Com uma mulher lutando contra um grande desafio em um sistema que não a privilegia, “Firebrand”, o novo filme de Karim Ainouz, se encaixa facilmente na filmografia do realizador brasileiro. Exibido no Festival Internacional de Cinema de Karlovy Vary depois daa estreia em Cannes, ele tem o potencial para expandir o perfil internacional do diretor, a despeito de alguns entraves narrativos.

Primeiro longa-metragem de ficção rodado por Ainouz em inglês, “Firebrand” se centra na vida de Elizabeth Parr (Alicia Vikander) durante os últimos anos do reinado do marido, Henrique VIII (Jude Law), que, no século XVI, representou o auge do absolutismo na Inglaterra.

Conforme o déspota vai sucumbindo a uma infecção, Parr se vê andando em uma corda bamba, tendo que driblar os jogos de poder que querem tirá-la de cena e os caprichos do rei que, mesmo doente, ainda tem condições de exilá-la ou matá-la, como fez com suas cinco esposas anteriores. Eventualmente, a amizade com uma inimiga política da Coroa e o flerte com um dos conselheiros reais a colocam em uma posição perigosa. 

ENTRE GOT E DRAMA HISTÓRICO

À sua maneira, “Firebrand” empresta elementos de vários gêneros cinematográficos. Em partes, ele é um thriller político, com as intrigas da corte dando ares de “Game of Thrones” para a empreitada. Em outras, é um suspense de cativeiro, em que a corte inglesa é uma prisão em que Parr deve lutar pela sobrevivência. A despeito da figura ameaçadora do Bispo Gardiner (Simon Russell Beale), o filme tem seu real antagonista em Henrique, cuja volatilidade o torna imprevisível.

Porém, mais do que qualquer outra coisa, “Firebrand” é um drama histórico, com um forte viés revisionista, que busca pintar Parr como uma heroína pouco celebrada de seu tempo.

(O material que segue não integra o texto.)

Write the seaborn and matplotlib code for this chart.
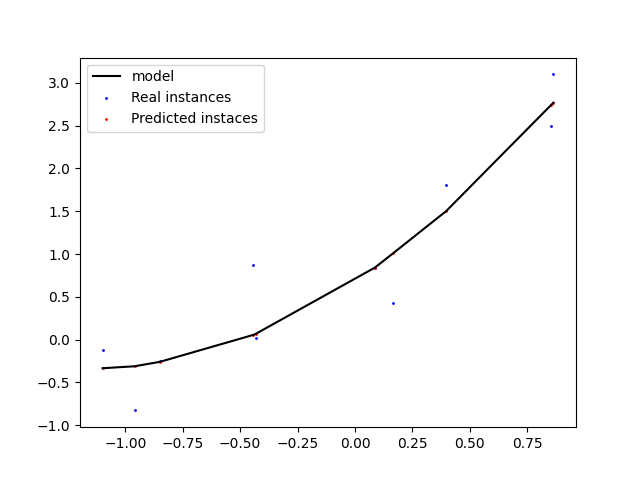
import numpy as np
import pandas as pd
import matplotlib
matplotlib.use('Agg')
import matplotlib.pyplot as plt
import seaborn as sns

# values
x_vals = [-1.099, -0.959, -0.849, -0.442, -0.432, 0.087, 0.166, 0.397, 0.853, 0.864]
y_real = [-0.124, -0.828, -0.249, 0.874, 0.017, 0.842, 0.427, 1.811, 2.50, 3.10]
y_pred = [-0.335, -0.312, -0.260, 0.055, 0.067, 0.842, 1.009, 1.502, 2.74, 2.77]


def main():
    plt.rcParams['font.family'] = 'DejaVu Sans'
    df = pd.DataFrame({'x': x_vals, 'real': y_real, 'pred': y_pred})

    fig, ax = plt.subplots(figsize=(6.4, 4.8), dpi=100)

    sns.lineplot(data=df, x='x', y='pred', color='black', linewidth=1.5,
                 label='model', ax=ax, sort=True)
    sns.scatterplot(data=df, x='x', y='real', color='blue', s=1,
                    edgecolor='blue', linewidth=1, label='Real instances', ax=ax)
    sns.scatterplot(data=df, x='x', y='pred', color='red', s=1,
                    edgecolor='red', linewidth=1, label='Predicted instaces', ax=ax)

    ax.set_xlabel('')
    ax.set_ylabel('')
    ax.legend(loc='upper left')

    fig.savefig('out.png', dpi=100)


if __name__ == "__main__":
    main()
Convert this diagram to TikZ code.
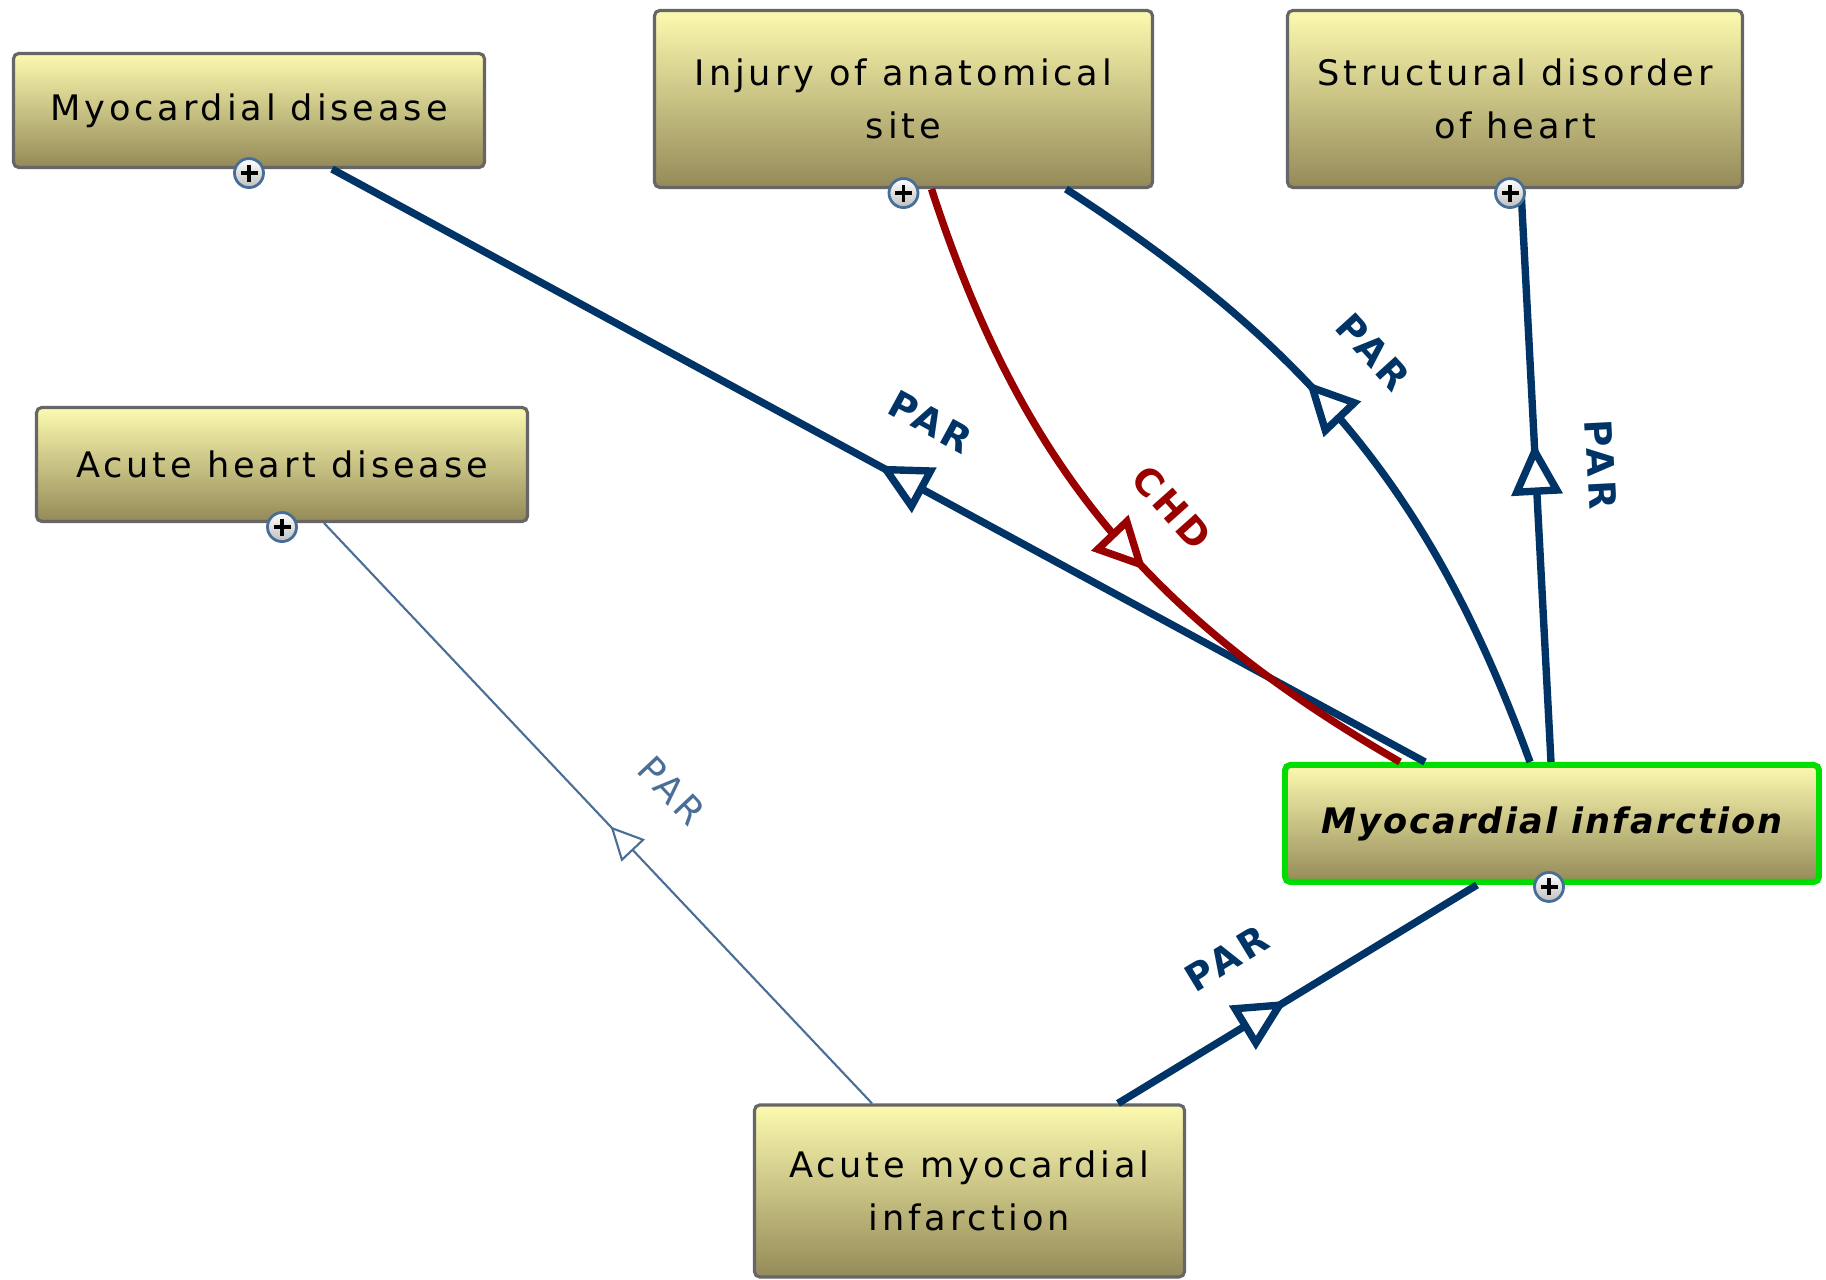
\documentclass[tikz,border=0pt]{standalone}
\usepackage{fontspec}
\usetikzlibrary{arrows.meta,decorations.markings,positioning}
\newfontfamily\textofont[LetterSpace=11]{DejaVu Sans}
\newfontfamily\focofont[LetterSpace=6]{DejaVu Sans}
\newfontfamily\etiquetafont[LetterSpace=10]{DejaVu Sans}
\definecolor{azulpar}{RGB}{0,51,102}
\definecolor{azulfino}{RGB}{74,110,150}
\definecolor{rojochd}{RGB}{153,0,0}
\definecolor{verdefoco}{RGB}{0,221,0}
\definecolor{olivaclaro}{RGB}{252,250,176}
\definecolor{olivaoscuro}{RGB}{148,138,88}
\definecolor{bordegris}{RGB}{102,102,102}
\definecolor{azulmas}{RGB}{70,110,150}
\tikzset{
  concepto/.style={
    rounded corners=1.5pt,
    draw=bordegris,
    line width=0.9pt,
    top color=olivaclaro,
    bottom color=olivaoscuro,
    align=center,
    inner sep=0pt,
    font=\textofont\fontsize{10}{15}\selectfont
  },
  foco/.style={
    concepto,
    draw=verdefoco,
    line width=1.7pt,
    font=\focofont\fontsize{10}{15}\selectfont\bfseries\itshape
  },
  expandir/.style={
    circle,
    draw=azulmas,
    line width=0.8pt,
    top color=white,
    bottom color=black!25,
    minimum size=0.29cm,
    inner sep=0pt,
    path picture={
      \draw[black,line width=0.9pt]
        ([xshift=-0.085cm]path picture bounding box.center) -- ++(0.17,0)
        ([yshift=-0.085cm]path picture bounding box.center) -- ++(0,0.17);
    }
  },
  enlace/.style={draw=azulpar, line width=2.1pt},
  enlacerojo/.style={draw=rojochd, line width=2.1pt},
  enlacefino/.style={draw=azulfino, line width=0.6pt},
  punta/.style={
    postaction={decorate, decoration={markings,
      mark=at position #1 with {\arrow{Triangle[fill=white,length=5.2mm,width=5mm]}}}}
  },
  puntafina/.style={
    postaction={decorate, decoration={markings,
      mark=at position #1 with {\arrow{Triangle[fill=white,length=3.3mm,width=3.2mm]}}}}
  },
  etiqueta/.style={
    sloped,
    inner sep=0pt,
    font=\etiquetafont\fontsize{10.6}{12}\selectfont\bfseries
  },
  etiquetafina/.style={
    sloped,
    inner sep=0pt,
    font=\etiquetafont\fontsize{10.4}{12}\selectfont
  }
}

\begin{document}
\begin{tikzpicture}
\useasboundingbox (0,0) rectangle (18.26,12.80);
% conceptos
\node[concepto,minimum width=4.71cm,minimum height=1.14cm] (myo) at (2.49,11.695) {Myocardial disease};
\node[concepto,minimum width=4.98cm,minimum height=1.77cm] (inj) at (9.035,11.81) {Injury of anatomical\\site};
\node[concepto,minimum width=4.55cm,minimum height=1.77cm] (str) at (15.15,11.81) {Structural disorder\\of heart};
\node[concepto,minimum width=4.91cm,minimum height=1.14cm] (acu) at (2.82,8.155) {Acute heart disease};
\node[foco,minimum width=5.34cm,minimum height=1.17cm] (mi) at (15.52,4.565) {Myocardial infarction};
\node[concepto,minimum width=4.30cm,minimum height=1.72cm] (ami) at (9.695,0.89) {Acute myocardial\\infarction};

% relaciones
\draw[enlace,punta=0.50] ([xshift=-1.27cm]mi.north) -- node[etiqueta,pos=0.48,above=0.46cm,text=azulpar]{PAR} ([xshift=0.83cm]myo.south);
\draw[enlacerojo,punta=0.58] ([xshift=0.28cm]inj.south) to[out=-72,in=150] node[etiqueta,pos=0.545,above=0.44cm,text=rojochd]{CHD} ([xshift=-1.52cm]mi.north);
\draw[enlace,punta=0.59] ([xshift=-0.22cm]mi.north) to[out=110,in=-33] node[etiqueta,pos=0.565,above=0.52cm,text=azulpar]{PAR} ([xshift=1.625cm]inj.south);
\draw[enlace,punta=0.557] ([xshift=-0.01cm]mi.north) -- node[etiqueta,pos=0.513,above=0.48cm,text=azulpar]{PAR} ([xshift=0.06cm]str.south);
\draw[enlacefino,puntafina=0.477] ([xshift=-0.975cm]ami.north) -- node[etiquetafina,pos=0.457,above=0.55cm,text=azulfino]{PAR} ([xshift=0.42cm]acu.south);
\draw[enlace,punta=0.47] ([xshift=1.485cm]ami.north) -- node[etiqueta,pos=0.40,above=0.50cm,text=azulpar]{PAR} ([xshift=-0.75cm]mi.south);

% botones
\node[expandir] (myo-mas) at ([yshift=-0.04cm]myo.south) {};
\node[expandir] (inj-mas) at ([yshift=-0.04cm]inj.south) {};
\node[expandir] (str-mas) at ([xshift=-0.05cm,yshift=-0.04cm]str.south) {};
\node[expandir] (acu-mas) at ([yshift=-0.04cm]acu.south) {};
\node[expandir] (mi-mas) at ([xshift=-0.03cm,yshift=-0.02cm]mi.south) {};
\end{tikzpicture}
\end{document}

O roteiro, escrito por Jessica e Henrietta Ashworth a partir de um romance histórico de Elizabeth Freemantle, admite abertamente sua condição de ficção logo no início, mas isso faz pouco para aliviar o maniqueísmo da produção.

Como a maior preocupação do filme é com a imagem de Parr, o espectador mais atento conseguirá ver as reviravoltas da trama muito antes de elas aparecerem em cena. Quem sofre mais com essa decisão é Vikander, que não tem muito o que fazer no papel principal, com Law dominando cada minuto de cena em que aparece. 

Ainda assim, o filme mantém a atenção do público e seu apuro estético faz com que as duas horas de projeção passem facilmente. As imagens da diretora de fotografia Hélène Louvart (novamente colaborando com Ainouz depois de “A Vida Invisível“) dão à Inglaterra um tom frio e inóspito, reforçando a solidão de sua protagonista na sua luta contra a tirania.

No geral, “Firebrand” é um filme de época bastante em linha com a celebração da feminilidade de hoje em dia. A produção pode não conseguir fazer de sua protagonista uma personagem multifacetada e complexa, mas funciona muito bem como entretenimento – especialmente para fãs de dramas de corte.